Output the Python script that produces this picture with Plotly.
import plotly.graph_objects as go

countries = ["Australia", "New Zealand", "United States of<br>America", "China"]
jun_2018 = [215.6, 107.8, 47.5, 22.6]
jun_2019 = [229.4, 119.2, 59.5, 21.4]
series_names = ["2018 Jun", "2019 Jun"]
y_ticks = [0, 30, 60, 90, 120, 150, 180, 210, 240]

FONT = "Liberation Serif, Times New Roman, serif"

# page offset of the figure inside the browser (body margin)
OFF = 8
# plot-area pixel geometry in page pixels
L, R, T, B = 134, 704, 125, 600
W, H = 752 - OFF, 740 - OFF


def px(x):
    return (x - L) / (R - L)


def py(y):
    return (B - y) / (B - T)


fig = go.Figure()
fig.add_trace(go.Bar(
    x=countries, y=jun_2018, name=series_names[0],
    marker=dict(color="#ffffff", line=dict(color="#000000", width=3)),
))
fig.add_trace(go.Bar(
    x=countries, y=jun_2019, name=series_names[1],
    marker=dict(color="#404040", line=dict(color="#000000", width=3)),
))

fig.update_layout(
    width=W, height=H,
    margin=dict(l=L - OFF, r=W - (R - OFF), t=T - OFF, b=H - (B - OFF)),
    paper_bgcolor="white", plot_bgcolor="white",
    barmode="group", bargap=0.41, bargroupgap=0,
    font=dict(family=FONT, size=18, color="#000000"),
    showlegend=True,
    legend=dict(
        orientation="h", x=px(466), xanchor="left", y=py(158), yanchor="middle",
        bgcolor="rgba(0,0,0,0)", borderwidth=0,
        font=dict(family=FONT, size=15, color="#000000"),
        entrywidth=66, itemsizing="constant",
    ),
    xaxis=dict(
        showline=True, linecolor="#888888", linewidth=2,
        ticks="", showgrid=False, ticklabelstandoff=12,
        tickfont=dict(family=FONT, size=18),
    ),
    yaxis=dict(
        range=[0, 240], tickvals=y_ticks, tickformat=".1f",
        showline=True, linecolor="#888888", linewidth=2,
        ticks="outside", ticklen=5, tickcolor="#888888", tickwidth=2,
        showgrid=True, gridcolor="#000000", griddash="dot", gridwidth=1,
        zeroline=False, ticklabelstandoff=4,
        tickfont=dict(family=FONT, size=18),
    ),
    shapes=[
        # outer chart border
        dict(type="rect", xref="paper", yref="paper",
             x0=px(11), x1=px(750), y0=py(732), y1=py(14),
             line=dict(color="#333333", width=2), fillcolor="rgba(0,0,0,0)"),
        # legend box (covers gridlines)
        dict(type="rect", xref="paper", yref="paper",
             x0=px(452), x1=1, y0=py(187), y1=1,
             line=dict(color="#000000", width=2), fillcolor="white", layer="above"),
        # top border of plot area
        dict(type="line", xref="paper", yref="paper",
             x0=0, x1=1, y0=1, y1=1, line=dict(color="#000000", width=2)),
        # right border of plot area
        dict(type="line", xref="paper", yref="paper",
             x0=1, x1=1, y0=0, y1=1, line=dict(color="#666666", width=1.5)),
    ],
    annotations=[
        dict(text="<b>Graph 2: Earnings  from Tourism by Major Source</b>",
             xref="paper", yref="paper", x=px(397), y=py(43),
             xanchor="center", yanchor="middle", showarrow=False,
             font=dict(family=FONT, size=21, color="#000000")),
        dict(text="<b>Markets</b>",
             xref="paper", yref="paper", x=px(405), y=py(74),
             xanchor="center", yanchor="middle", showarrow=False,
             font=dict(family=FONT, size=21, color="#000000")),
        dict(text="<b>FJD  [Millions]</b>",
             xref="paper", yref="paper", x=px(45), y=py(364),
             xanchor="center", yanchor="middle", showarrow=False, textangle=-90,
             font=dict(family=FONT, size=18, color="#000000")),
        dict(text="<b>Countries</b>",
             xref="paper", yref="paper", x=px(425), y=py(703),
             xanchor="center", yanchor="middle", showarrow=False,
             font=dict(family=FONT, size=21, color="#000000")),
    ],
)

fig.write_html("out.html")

▶ _Work to complete_
Your task is to quote the lines above, beginning with the first and ending with the one that holds "Serif, Times New".

▶ _The answer_
Output the Python script that produces this picture with Plotly.
import plotly.graph_objects as go

countries = ["Australia", "New Zealand", "United States of<br>America", "China"]
jun_2018 = [215.6, 107.8, 47.5, 22.6]
jun_2019 = [229.4, 119.2, 59.5, 21.4]
series_names = ["2018 Jun", "2019 Jun"]
y_ticks = [0, 30, 60, 90, 120, 150, 180, 210, 240]

FONT = "Liberation Serif, Times New Roman, serif"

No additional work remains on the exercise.